Ataviado con ropajes de un blanco inmaculado, con su larga melena cubriendo sus hombros y recorriendo gran parte de su espalda, la comparación con la figura de Cristo que se ha perpetuado en Occidente era inevitable. José Hernández Pastor es un contratenor de timbre bellamente pulimentado sobre la redondez y la homogeneidad en el registro. Si es bien cierto que la extensión y el registro de las piezas le son cómodas, la voz de Hernández Pastor corre de manera fluida y evoca una profunda paz interior. Persona de firmes convicciones meditativas –a través de la práctica del yoga–, este programa es un ejemplo realmente imponente de lo que es este cantante. Los movimientos por la iglesia, el canto desde lugares ocultos –que obliga al espectador de nuevo a otra incomodidad en relación a las convenciones escénicas de la actualidad– y la belleza de las obras seleccionadas, interpretadas con una calidad vocal y trascendental realmente impactantes, hicieron de este evento algo sorprendente y único.
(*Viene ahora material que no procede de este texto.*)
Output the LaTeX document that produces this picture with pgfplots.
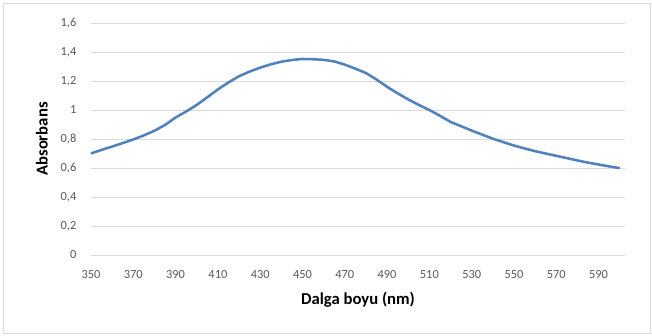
\documentclass[border=0pt]{standalone}
\usepackage{pgfplots}
\pgfplotsset{compat=1.18}
\usepackage{fontspec}
\setmainfont{Carlito}
\definecolor{lineblue}{HTML}{4F81BD}
\definecolor{gridgray}{HTML}{D9D9D9}
\definecolor{ticktext}{HTML}{595959}
\begin{document}
\begin{tikzpicture}
\path[use as bounding box] (0pt,0pt) rectangle (489pt,251.25pt);
\draw[gridgray, line width=0.6pt] (2.25pt,1.5pt) rectangle (487.5pt,249pt);
\begin{axis}[
  at={(68.25pt,60pt)}, anchor=south west,
  scale only axis, width=400.5pt, height=174pt,
  xmin=350, xmax=602.5, ymin=0, ymax=1.6,
  axis line style={draw=none},
  xtick={350,370,...,590},
  ytick={0,0.2,...,1.6},
  ymajorgrids, grid style={gridgray, line width=0.7pt},
  major tick length=0pt,
  /pgf/number format/use comma,
  /pgf/number format/assume math mode=true,
  yticklabel style={font=\fontsize{9.3}{10}\selectfont, text=ticktext, xshift=-7.5pt},
  xticklabel style={font=\fontsize{9.3}{10}\selectfont, text=ticktext, yshift=-8pt},
  xticklabel={\pgfmathprintnumber[fixed,precision=0]{\tick}},
  xlabel={\textbf{Dalga boyu (nm)}},
  ylabel={\textbf{Absorbans}},
  xlabel style={font=\fontsize{12.5}{14}\selectfont, at={(axis description cs:0.5,-0.194)}, anchor=center},
  ylabel style={font=\fontsize{12.5}{14}\selectfont, at={(axis description cs:-0.092,0.5)}, anchor=center},
  clip=false,
]
\addplot[lineblue, line width=1.9pt, line join=round] table {
x y
350 0.700
355 0.725
360 0.748
365 0.772
370 0.797
375 0.825
380 0.857
385 0.897
390 0.948
395 0.990
400 1.035
405 1.088
410 1.142
415 1.190
420 1.233
425 1.265
430 1.292
435 1.315
440 1.333
445 1.345
450 1.352
455 1.350
460 1.346
465 1.335
470 1.313
475 1.285
480 1.255
485 1.210
490 1.160
495 1.115
500 1.073
505 1.035
510 1.000
515 0.960
520 0.918
525 0.888
530 0.858
535 0.830
540 0.802
545 0.778
550 0.755
555 0.735
560 0.716
565 0.700
570 0.684
575 0.668
580 0.652
585 0.637
590 0.624
595 0.611
600 0.599
};
\end{axis}
\end{tikzpicture}
\end{document}
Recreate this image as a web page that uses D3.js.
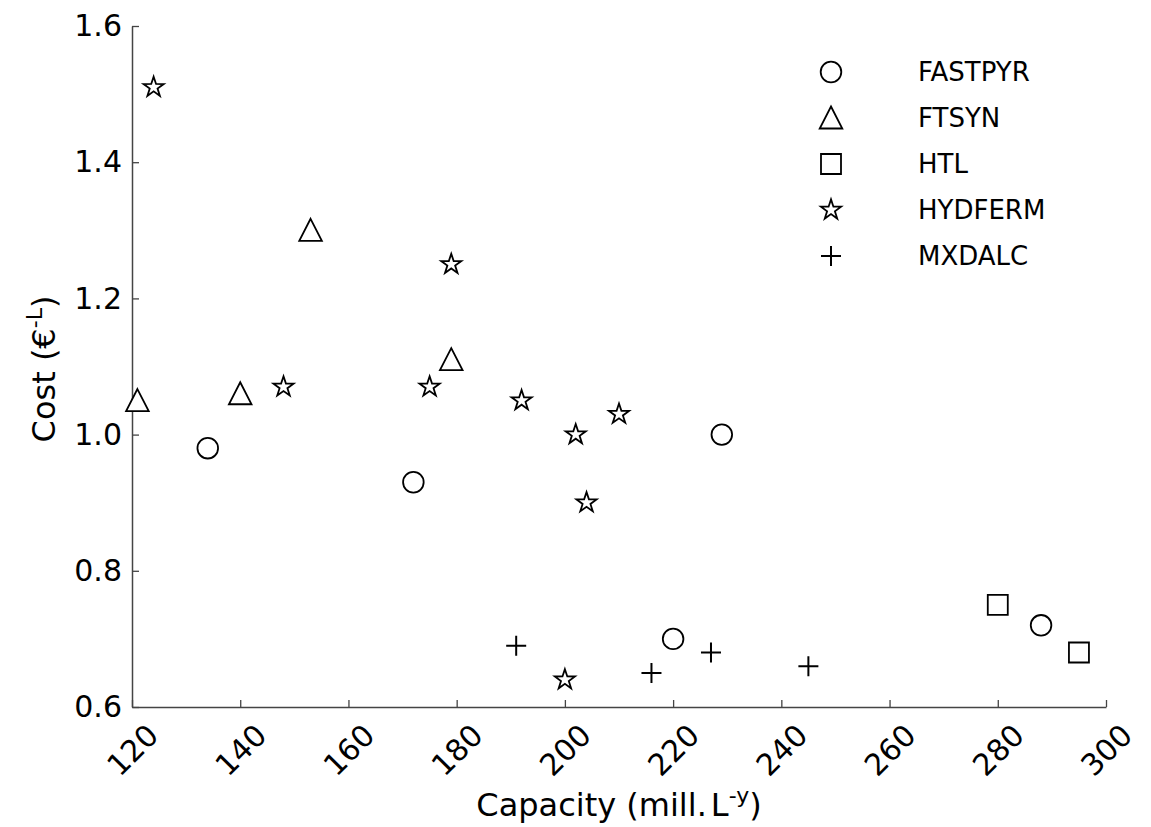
<!DOCTYPE html>
<html><head><meta charset="utf-8">
<script src="https://cdn.jsdelivr.net/npm/d3@7"></script>
<style>body{margin:0;background:#fff}svg{display:block}text{font-family:"DejaVu Sans",sans-serif;fill:#000}</style>
</head><body><svg id="c" width="1151" height="827"></svg>
<script>
const seriesNames = ["FASTPYR","FTSYN","HTL","HYDFERM","MXDALC"];
const fastpyrX = [134,172,229,220,288];
const fastpyrY = [0.98,0.93,1.00,0.70,0.72];
const ftsynX = [121,140,153,179];
const ftsynY = [1.05,1.06,1.30,1.11];
const htlX = [280,295];
const htlY = [0.75,0.68];
const hydfermX = [124,148,175,179,192,202,210,204,200];
const hydfermY = [1.51,1.07,1.07,1.25,1.05,1.00,1.03,0.90,0.64];
const mxdalcX = [191,216,227,245];
const mxdalcY = [0.69,0.65,0.68,0.66];
const xTicks = [120,140,160,180,200,220,240,260,280,300];
const yTicks = [0.6,0.8,1.0,1.2,1.4,1.6];

const svg = d3.select("#c");
const L=132,R=1106,T=26,B=707;
const x = d3.scaleLinear().domain([120,300]).range([L,R]);
const y = d3.scaleLinear().domain([0.6,1.6]).range([B,T]);

const shapes = {
  FASTPYR: d3.symbol().type(d3.symbolCircle).size(Math.PI*10.3*10.3)(),
  FTSYN: "M0,-11.5L11.3,10.5L-11.3,10.5Z",
  HTL: d3.symbol().type(d3.symbolSquare).size(20*20)(),
  HYDFERM: (()=>{const pts=[];for(let i=0;i<10;i++){const r=i%2?4.1:10.6;const a=-Math.PI/2+i*Math.PI/5;pts.push([r*Math.cos(a),r*Math.sin(a)]);}return "M"+pts.map(p=>p.join(",")).join("L")+"Z";})(),
  MXDALC: "M-10,0H10M0,-10V10"
};
const data = [
  ["FASTPYR",fastpyrX,fastpyrY],["FTSYN",ftsynX,ftsynY],["HTL",htlX,htlY],
  ["HYDFERM",hydfermX,hydfermY],["MXDALC",mxdalcX,mxdalcY]
];

// axes
const ax = svg.append("g").attr("transform",`translate(0,${B})`)
  .call(d3.axisBottom(x).tickValues(xTicks).tickSizeInner(-7).tickSizeOuter(0).tickFormat(d3.format("d")));
ax.select(".domain").attr("stroke","#444").attr("stroke-width",1.5);
ax.selectAll(".tick line").attr("stroke","#444").attr("stroke-width",1.3);
ax.selectAll(".tick text").attr("font-size",30).attr("font-family","DejaVu Sans")
  .attr("text-anchor","middle").attr("dy",null).attr("y",null)
  .attr("dominant-baseline","central")
  .attr("transform","translate(0,43) rotate(-45)");

const ay = svg.append("g").attr("transform",`translate(${L},0)`)
  .call(d3.axisLeft(y).tickValues(yTicks).tickSizeInner(-7).tickSizeOuter(0).tickPadding(10).tickFormat(d3.format(".1f")));
ay.select(".domain").attr("stroke","#444").attr("stroke-width",1.5);
ay.selectAll(".tick line").attr("stroke","#444").attr("stroke-width",1.3);
ay.selectAll(".tick text").attr("font-size",30).attr("font-family","DejaVu Sans").attr("x",-10);

// points
data.forEach(([name,xs,ys])=>{
  svg.append("g").selectAll("path").data(xs.map((v,i)=>[v,ys[i]])).join("path")
    .attr("d",shapes[name])
    .attr("transform",d=>`translate(${x(d[0])},${y(d[1])})`)
    .attr("fill",name==="MXDALC"?"none":"#fff").attr("stroke","#000").attr("stroke-width",name==="MXDALC"?2:1.8);
});

// legend
const lg = svg.append("g");
seriesNames.forEach((n,i)=>{
  const yy = 72 + i*46;
  lg.append("path").attr("d",shapes[n]).attr("transform",`translate(831,${yy})`)
    .attr("fill",n==="MXDALC"?"none":"#fff").attr("stroke","#000").attr("stroke-width",n==="MXDALC"?2:1.8);
  lg.append("text").attr("x",918).attr("y",yy).attr("dominant-baseline","central")
    .attr("font-size",26).text(n);
});

// axis labels
const xl = svg.append("text").attr("x",619).attr("y",816).attr("text-anchor","middle").attr("font-size",32);
xl.append("tspan").text("Capacity (mill.");
xl.append("tspan").attr("dx",4).text("L");
xl.append("tspan").attr("font-size",22).attr("dy",-13).text("-y");
xl.append("tspan").attr("dy",13).text(")");

const yl = svg.append("text").attr("transform","translate(55,369) rotate(-90)").attr("text-anchor","middle").attr("font-size",32);
yl.append("tspan").text("Cost (€");
yl.append("tspan").attr("font-size",22).attr("dy",-13).text("-L");
yl.append("tspan").attr("dy",13).text(")");
</script></body></html>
A pesar de la exigencia presentada al público, este respondió con cierta solvencia, aunque, ante tanto silencio, los terribles ruidos que en grandes salas molestan poco, se volvieron aquí tan incesantes y desquiciantes que provocaron el enfado en más de un espectador. Inevitable guion que el siglo XXI escribe cada día en nuestras vidas, que hace todavía más necesarias propuestas como esta... Un éxito para este cantante, al que espero poder con mayor asiduidad sobre la escena, y para este ciclo, que se está poco a poco asentando como una de las citas de gran interés en el saturado panorama musical madrileño.